Finite size effects on the structural progression induced by lithiation of V2O5: a combined diffraction and Raman spectroscopy study

Abstract

Developing an understanding of the structural changes induced during the insertion of Li-ions into the layered framework of nanostructured V₂O₅ is necessary to unravel the origin of the dramatically increased power densities characteristic of nanostructured electrodes. In this work, we have contrasted the sequence of structural progressions induced within V₂O₅ micron-sized powders, hydrothermally grown nanowires, and CVD-grown nanoplatelet arrays as a function of chemical lithiation using powder diffraction and Raman spectroscopy.

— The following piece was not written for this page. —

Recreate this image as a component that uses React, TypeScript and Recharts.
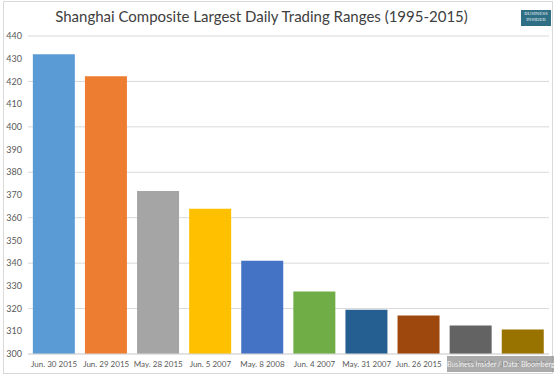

Raman spectroscopy serves as a powerful and highly sensitive probe for investigating the local structure of the lithiated V₂O₅ phases. We note a profound size dependence of the structural progression with the kinetics of Li-ion uptake following: CVD-grown nanoplatelet arrays ≫ hydrothermally grown nanowires > micron-sized powders. For bulk powders, Raman spectroscopy indicates conversion to the α-phase at 30 s and to the ε-phase at 30 min. The ε-phase continues to grow in spatial extent for the remaining 2 h duration. In contrast, the hydrothermally grown nanowires convert to the α-phase after 30 s and have the ε-phase as the predominant surface species after just 1 min. The CVD grown nanoplatelets show a much accelerated response with the ε-phase nucleated within just 30 s and the Li-rich ε′-phase stabilized after 5 min. After 30 min of lithiation, these nanowires convert to the δ/γ phase and are subsequently irreversibly amorphized after 2 h. Chemical delithiation is seen to result in reversion to the α-phase for bulk and hydrothermally grown nanowire powders for chemical lithiations up to 2 h. In contrast, the unlithiated orthorhombic phase is recovered upon delithiation of the δ/γ-phase nanoplatelet arrays.